■ **Work instructions**: Return all of the data exactly as written, without the pictures.

■ **Given records**:
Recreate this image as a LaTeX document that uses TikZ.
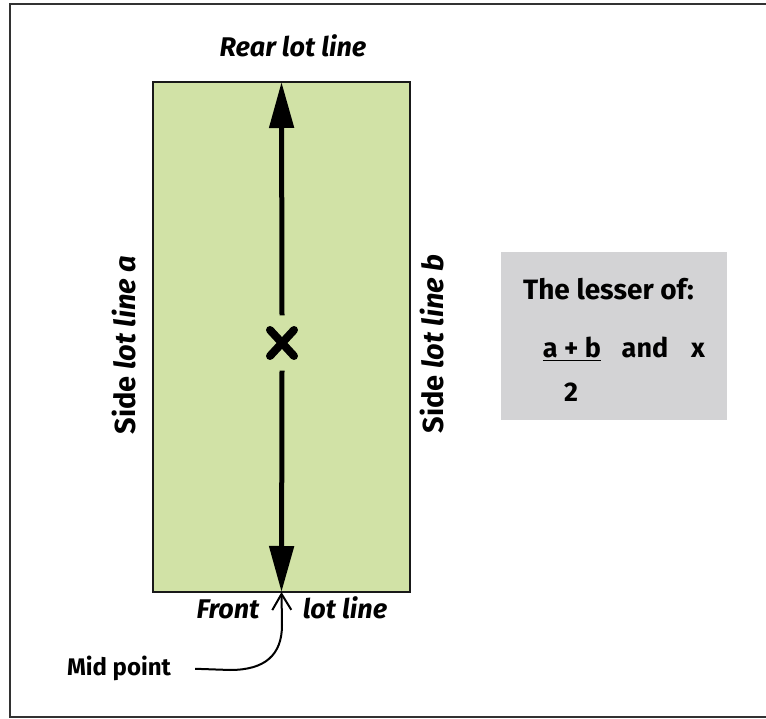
\documentclass[tikz,border=0pt]{standalone}
\usepackage{fontspec}
\setmainfont{Fira Sans}
\usetikzlibrary{arrows.meta}
\definecolor{lotgreen}{RGB}{209,226,166}
\definecolor{notegray}{RGB}{211,211,213}
\definecolor{framegray}{RGB}{50,50,50}
\begin{document}
\begin{tikzpicture}[
    x=1pt, y=-1pt,
    lot/.style={
        rectangle,
        minimum width=257pt,
        minimum height=510pt,
        draw=black!90,
        line width=2.5pt,
        fill=lotgreen,
        outer sep=0pt
    },
    shaft/.style={
        line width=5pt,
        -{Triangle[length=46pt,width=24pt]}
    },
    gap/.style={
        rectangle,
        minimum size=55pt,
        inner sep=0pt
    },
    stroke/.style={
        line width=8pt,
        line cap=round
    },
    label/.style={
        font=\fontsize{27}{31}\selectfont\bfseries,
        inner sep=0pt
    },
    note/.style={
        rectangle,
        minimum width=226pt,
        minimum height=168pt,
        fill=notegray
    },
    pointer/.style={
        line width=2pt,
        -{Straight Barb[length=16pt,width=19pt]}
    }
]
\useasboundingbox (0,0) rectangle (766,719);

% Frame
\draw[framegray, line width=2pt] (766,4) -- (10,4) -- (10,717) -- (766,717);

\node[lot] (lot) at (281.5,337) {};
\node[gap] (cross) at (282,343) {};
\draw[stroke] (270,330) -- (294,356);
\draw[stroke] (270,356) -- (294,330);

\node[note] (box) at (614,336) {};

% Arrows
\draw[shaft] (cross.north) -- (lot.north);
\draw[shaft] (cross.south) -- (lot.south);

% Lot lines
\node[label, anchor=base] (rear) at (293,57) {\itshape Rear lot line};
\node[label, anchor=base] (front) at (228,618) {\itshape Front};
\node[label, anchor=base] (frontb) at (345,618) {\itshape lot line};
\node[label, anchor=base, rotate=90, font=\fontsize{29}{33}\selectfont\bfseries] (sidea) at (135,345) {Side \itshape lot line a};
\node[label, anchor=base, rotate=90, font=\fontsize{29}{33}\selectfont\bfseries] (sideb) at (443,344) {Side \itshape lot line b};

% Mid point
\node[label, anchor=base, font=\fontsize{24}{28}\selectfont\bfseries] (mid) at (119,675) {Mid point};
\draw[pointer, shorten <=24pt] (mid.east) -- (230,670)
    .. controls (265,670) and (282,655) .. (282,625) -- (lot.south);

% Rule
\node[label, anchor=base west, font=\fontsize{28}{32}\selectfont\bfseries] (lesser) at (523,300) {The lesser of:};
\node[label, anchor=base] (sum) at (572,358) {\underline{a + b}};
\node[label, anchor=base] (and) at (645,358) {and};
\node[label, anchor=base] (xval) at (698,358) {x};
\node[label, anchor=base] (two) at (571,402) {2};

\end{tikzpicture}
\end{document}
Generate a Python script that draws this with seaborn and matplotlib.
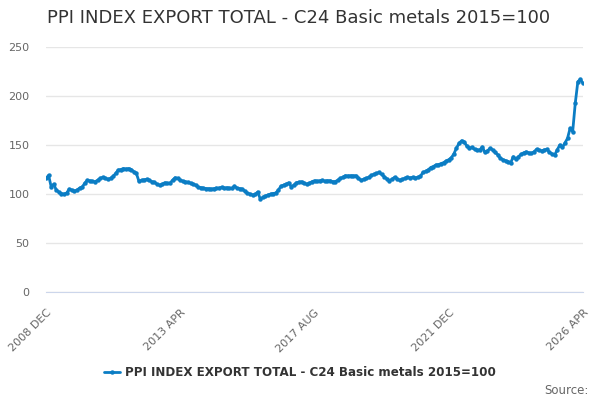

■ **The reply**:
Recreate this image as a LaTeX document that uses TikZ.
\documentclass[tikz,border=0pt]{standalone}
\usepackage{fontspec}
\setmainfont{Fira Sans}
\usetikzlibrary{arrows.meta}
\definecolor{lotgreen}{RGB}{209,226,166}
\definecolor{notegray}{RGB}{211,211,213}
\definecolor{framegray}{RGB}{50,50,50}
\begin{document}
\begin{tikzpicture}[
    x=1pt, y=-1pt,
    lot/.style={
        rectangle,
        minimum width=257pt,
        minimum height=510pt,
        draw=black!90,
        line width=2.5pt,
        fill=lotgreen,
        outer sep=0pt
    },
    shaft/.style={
        line width=5pt,
        -{Triangle[length=46pt,width=24pt]}
    },
    gap/.style={
        rectangle,
        minimum size=55pt,
        inner sep=0pt
    },
    stroke/.style={
        line width=8pt,
        line cap=round
    },
    label/.style={
        font=\fontsize{27}{31}\selectfont\bfseries,
        inner sep=0pt
    },
    note/.style={
        rectangle,
        minimum width=226pt,
        minimum height=168pt,
        fill=notegray
    },
    pointer/.style={
        line width=2pt,
        -{Straight Barb[length=16pt,width=19pt]}
    }
]
\useasboundingbox (0,0) rectangle (766,719);

% Frame
\draw[framegray, line width=2pt] (766,4) -- (10,4) -- (10,717) -- (766,717);

\node[lot] (lot) at (281.5,337) {};
\node[gap] (cross) at (282,343) {};
\draw[stroke] (270,330) -- (294,356);
\draw[stroke] (270,356) -- (294,330);

\node[note] (box) at (614,336) {};

% Arrows
\draw[shaft] (cross.north) -- (lot.north);
\draw[shaft] (cross.south) -- (lot.south);

% Lot lines
\node[label, anchor=base] (rear) at (293,57) {\itshape Rear lot line};
\node[label, anchor=base] (front) at (228,618) {\itshape Front};
\node[label, anchor=base] (frontb) at (345,618) {\itshape lot line};
\node[label, anchor=base, rotate=90, font=\fontsize{29}{33}\selectfont\bfseries] (sidea) at (135,345) {Side \itshape lot line a};
\node[label, anchor=base, rotate=90, font=\fontsize{29}{33}\selectfont\bfseries] (sideb) at (443,344) {Side \itshape lot line b};

% Mid point
\node[label, anchor=base, font=\fontsize{24}{28}\selectfont\bfseries] (mid) at (119,675) {Mid point};
\draw[pointer, shorten <=24pt] (mid.east) -- (230,670)
    .. controls (265,670) and (282,655) .. (282,625) -- (lot.south);

% Rule
\node[label, anchor=base west, font=\fontsize{28}{32}\selectfont\bfseries] (lesser) at (523,300) {The lesser of:};
\node[label, anchor=base] (sum) at (572,358) {\underline{a + b}};
\node[label, anchor=base] (and) at (645,358) {and};
\node[label, anchor=base] (xval) at (698,358) {x};
\node[label, anchor=base] (two) at (571,402) {2};

\end{tikzpicture}
\end{document}
Generate a Python script that draws this with seaborn and matplotlib.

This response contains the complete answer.